- Exercise description -
Give only the number of lines that contain the word "this".

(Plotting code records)
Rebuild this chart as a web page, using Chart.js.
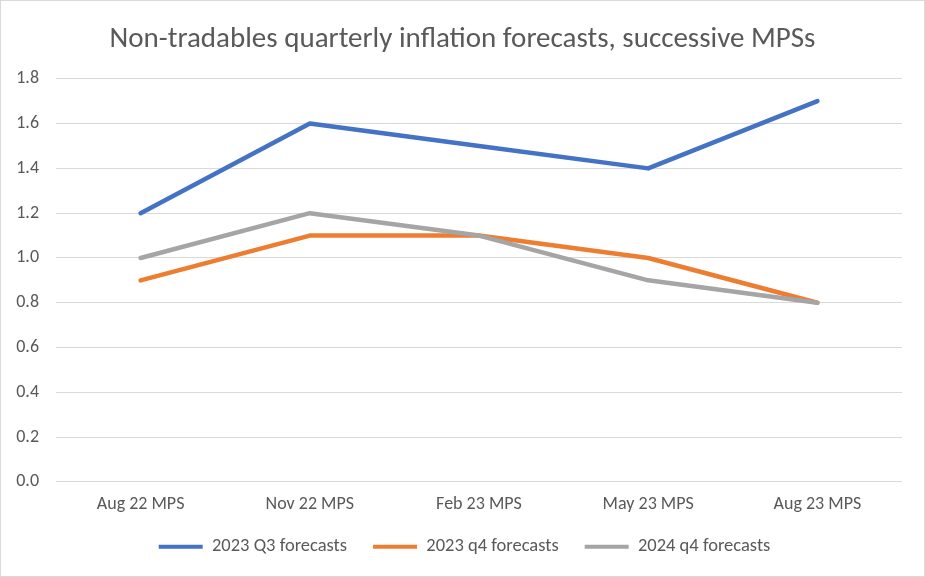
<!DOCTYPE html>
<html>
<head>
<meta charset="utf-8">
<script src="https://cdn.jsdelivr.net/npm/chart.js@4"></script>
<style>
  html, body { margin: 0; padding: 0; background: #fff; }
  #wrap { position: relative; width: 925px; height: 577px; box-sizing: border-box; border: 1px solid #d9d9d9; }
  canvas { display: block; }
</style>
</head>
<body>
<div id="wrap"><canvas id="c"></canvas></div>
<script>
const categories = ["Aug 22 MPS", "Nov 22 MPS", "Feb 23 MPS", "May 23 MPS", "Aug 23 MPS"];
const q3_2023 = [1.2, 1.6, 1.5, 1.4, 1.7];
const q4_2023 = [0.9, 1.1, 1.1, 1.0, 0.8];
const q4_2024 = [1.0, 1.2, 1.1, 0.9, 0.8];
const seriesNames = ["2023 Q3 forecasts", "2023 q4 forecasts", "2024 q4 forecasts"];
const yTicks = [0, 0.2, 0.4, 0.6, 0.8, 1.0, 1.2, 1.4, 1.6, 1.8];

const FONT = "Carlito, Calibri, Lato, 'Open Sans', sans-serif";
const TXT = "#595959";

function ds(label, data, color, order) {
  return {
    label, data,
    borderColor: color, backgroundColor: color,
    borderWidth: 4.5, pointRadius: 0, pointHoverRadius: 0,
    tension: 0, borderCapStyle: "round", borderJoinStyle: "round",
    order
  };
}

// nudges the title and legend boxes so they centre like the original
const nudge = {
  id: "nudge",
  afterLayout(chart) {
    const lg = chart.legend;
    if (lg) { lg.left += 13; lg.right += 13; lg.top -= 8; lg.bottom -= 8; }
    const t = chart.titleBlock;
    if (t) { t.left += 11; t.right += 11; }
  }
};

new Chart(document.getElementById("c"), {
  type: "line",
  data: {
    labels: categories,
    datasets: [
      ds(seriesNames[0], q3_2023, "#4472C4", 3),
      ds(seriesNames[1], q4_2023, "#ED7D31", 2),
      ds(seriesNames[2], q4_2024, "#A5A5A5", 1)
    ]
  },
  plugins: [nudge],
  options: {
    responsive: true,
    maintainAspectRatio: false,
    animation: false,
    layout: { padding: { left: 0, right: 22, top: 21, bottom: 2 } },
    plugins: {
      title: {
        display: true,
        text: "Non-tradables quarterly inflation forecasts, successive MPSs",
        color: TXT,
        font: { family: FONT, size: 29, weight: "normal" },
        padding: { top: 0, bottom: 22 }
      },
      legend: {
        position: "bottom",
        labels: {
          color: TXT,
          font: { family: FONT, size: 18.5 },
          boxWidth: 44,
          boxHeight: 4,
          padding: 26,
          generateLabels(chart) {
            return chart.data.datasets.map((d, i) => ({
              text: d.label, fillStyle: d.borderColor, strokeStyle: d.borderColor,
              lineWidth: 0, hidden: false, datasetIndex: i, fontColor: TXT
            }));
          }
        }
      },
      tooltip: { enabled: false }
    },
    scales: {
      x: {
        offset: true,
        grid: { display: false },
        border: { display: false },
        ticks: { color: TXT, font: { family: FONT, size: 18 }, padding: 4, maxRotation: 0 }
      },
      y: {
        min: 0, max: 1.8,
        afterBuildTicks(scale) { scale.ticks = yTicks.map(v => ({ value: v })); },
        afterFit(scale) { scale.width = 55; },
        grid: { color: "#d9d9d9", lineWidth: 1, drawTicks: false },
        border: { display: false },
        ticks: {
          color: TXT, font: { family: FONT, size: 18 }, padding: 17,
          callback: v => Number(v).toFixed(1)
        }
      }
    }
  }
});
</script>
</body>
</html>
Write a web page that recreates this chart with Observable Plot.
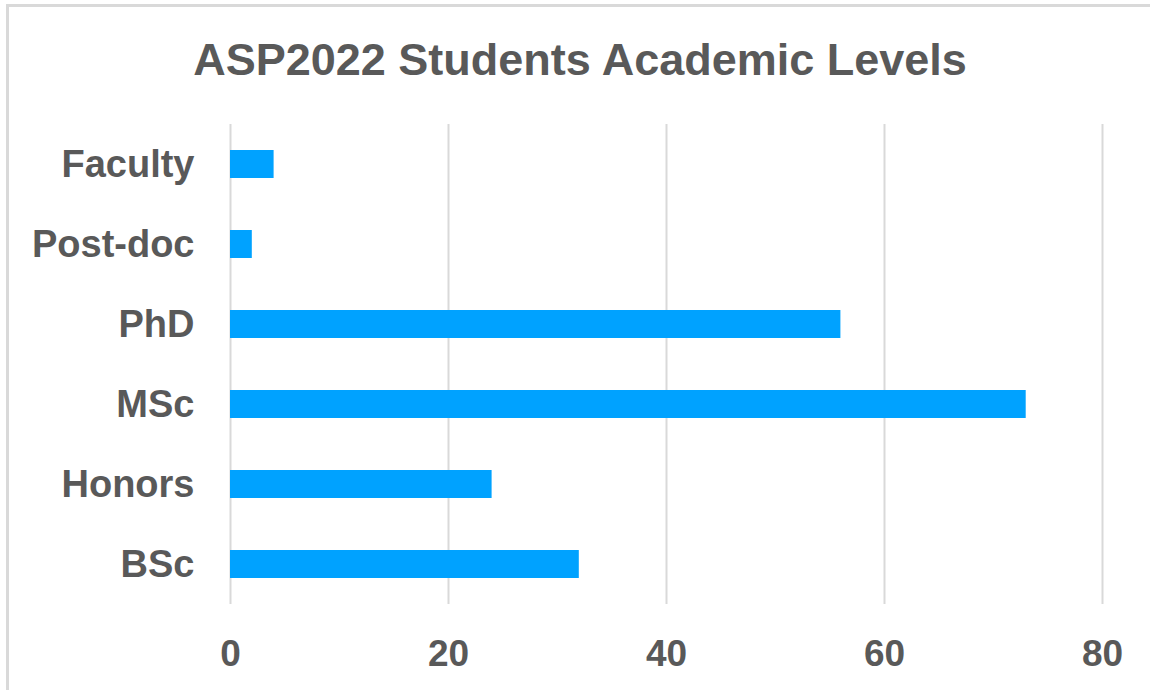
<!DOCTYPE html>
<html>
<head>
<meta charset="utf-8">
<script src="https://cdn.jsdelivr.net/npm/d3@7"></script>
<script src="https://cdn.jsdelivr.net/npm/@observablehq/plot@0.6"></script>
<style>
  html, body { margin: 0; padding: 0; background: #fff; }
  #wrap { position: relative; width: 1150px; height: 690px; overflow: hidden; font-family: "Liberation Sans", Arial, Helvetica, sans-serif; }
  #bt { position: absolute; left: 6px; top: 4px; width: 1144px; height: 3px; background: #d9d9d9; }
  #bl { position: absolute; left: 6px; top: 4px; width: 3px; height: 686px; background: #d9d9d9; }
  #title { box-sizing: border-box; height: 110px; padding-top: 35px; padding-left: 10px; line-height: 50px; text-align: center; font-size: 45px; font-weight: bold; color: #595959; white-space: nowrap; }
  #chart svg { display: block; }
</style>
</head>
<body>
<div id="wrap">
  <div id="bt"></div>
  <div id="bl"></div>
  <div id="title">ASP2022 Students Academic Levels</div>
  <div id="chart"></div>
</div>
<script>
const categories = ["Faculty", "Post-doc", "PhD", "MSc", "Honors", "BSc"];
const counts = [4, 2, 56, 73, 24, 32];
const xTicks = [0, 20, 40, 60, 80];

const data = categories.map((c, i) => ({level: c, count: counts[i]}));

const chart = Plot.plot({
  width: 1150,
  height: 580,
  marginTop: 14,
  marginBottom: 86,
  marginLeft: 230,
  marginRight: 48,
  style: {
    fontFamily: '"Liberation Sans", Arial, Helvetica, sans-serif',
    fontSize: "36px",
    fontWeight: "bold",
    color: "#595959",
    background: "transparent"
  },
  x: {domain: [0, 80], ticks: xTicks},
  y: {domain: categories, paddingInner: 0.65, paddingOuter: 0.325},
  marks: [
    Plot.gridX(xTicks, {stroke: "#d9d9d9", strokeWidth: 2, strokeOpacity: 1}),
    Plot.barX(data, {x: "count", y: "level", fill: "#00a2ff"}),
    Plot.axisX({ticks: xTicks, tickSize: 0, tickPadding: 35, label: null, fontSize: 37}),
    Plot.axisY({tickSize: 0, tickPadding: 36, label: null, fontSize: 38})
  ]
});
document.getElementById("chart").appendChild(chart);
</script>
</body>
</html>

...

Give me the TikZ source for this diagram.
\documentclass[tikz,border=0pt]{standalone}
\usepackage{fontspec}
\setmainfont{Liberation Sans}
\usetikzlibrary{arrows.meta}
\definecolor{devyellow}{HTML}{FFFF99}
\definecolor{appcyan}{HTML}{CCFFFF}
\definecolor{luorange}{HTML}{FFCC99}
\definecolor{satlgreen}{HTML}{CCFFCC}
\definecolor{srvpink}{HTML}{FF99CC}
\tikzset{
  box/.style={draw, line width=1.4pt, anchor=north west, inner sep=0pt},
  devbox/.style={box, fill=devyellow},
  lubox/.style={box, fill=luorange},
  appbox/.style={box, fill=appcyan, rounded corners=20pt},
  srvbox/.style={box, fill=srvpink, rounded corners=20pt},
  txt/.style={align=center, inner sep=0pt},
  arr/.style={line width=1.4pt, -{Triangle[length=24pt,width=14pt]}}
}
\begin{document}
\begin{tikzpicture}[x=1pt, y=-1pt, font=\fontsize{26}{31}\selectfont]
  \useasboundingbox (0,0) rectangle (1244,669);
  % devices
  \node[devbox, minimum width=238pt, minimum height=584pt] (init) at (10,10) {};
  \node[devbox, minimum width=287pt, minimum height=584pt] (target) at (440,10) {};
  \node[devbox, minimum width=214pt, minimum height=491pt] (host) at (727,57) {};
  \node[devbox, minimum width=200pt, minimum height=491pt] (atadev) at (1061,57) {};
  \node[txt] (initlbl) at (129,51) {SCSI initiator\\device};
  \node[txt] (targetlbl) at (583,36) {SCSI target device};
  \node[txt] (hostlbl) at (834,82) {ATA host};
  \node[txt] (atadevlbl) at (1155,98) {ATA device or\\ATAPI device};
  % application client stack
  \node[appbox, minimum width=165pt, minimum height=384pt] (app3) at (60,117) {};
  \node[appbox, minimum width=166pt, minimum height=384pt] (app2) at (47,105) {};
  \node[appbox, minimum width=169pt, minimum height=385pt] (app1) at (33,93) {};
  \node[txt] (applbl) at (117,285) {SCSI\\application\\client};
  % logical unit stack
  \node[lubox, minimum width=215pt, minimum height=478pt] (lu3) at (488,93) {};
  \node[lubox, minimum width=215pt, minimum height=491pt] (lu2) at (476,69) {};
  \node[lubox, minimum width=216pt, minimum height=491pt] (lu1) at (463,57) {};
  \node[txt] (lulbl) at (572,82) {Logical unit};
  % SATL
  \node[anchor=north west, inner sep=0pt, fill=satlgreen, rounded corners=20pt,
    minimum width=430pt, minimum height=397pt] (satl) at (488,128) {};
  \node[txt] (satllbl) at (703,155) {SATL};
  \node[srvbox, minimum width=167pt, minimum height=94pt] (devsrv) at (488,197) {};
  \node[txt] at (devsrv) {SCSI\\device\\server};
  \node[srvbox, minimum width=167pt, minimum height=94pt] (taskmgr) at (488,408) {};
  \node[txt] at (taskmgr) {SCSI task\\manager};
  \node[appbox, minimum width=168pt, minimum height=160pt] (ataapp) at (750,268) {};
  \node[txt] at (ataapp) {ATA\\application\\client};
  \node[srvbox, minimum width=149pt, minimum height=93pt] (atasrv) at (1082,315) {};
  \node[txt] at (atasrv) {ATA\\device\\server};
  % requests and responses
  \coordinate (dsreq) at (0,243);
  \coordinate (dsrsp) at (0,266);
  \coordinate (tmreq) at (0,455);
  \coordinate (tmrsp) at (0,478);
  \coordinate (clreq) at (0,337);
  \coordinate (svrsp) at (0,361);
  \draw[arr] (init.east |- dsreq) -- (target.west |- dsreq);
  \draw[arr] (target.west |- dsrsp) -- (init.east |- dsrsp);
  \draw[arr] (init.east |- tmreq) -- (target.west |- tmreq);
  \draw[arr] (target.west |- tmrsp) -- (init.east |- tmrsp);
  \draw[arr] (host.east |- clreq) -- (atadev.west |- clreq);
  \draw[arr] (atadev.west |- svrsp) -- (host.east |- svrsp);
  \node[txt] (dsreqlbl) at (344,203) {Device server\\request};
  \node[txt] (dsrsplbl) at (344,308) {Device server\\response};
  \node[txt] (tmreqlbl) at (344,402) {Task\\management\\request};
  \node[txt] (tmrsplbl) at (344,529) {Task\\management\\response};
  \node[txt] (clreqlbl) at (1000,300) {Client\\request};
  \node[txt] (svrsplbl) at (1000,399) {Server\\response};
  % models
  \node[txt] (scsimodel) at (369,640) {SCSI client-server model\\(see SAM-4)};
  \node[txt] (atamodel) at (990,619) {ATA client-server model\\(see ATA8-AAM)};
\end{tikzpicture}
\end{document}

- Task answer -
3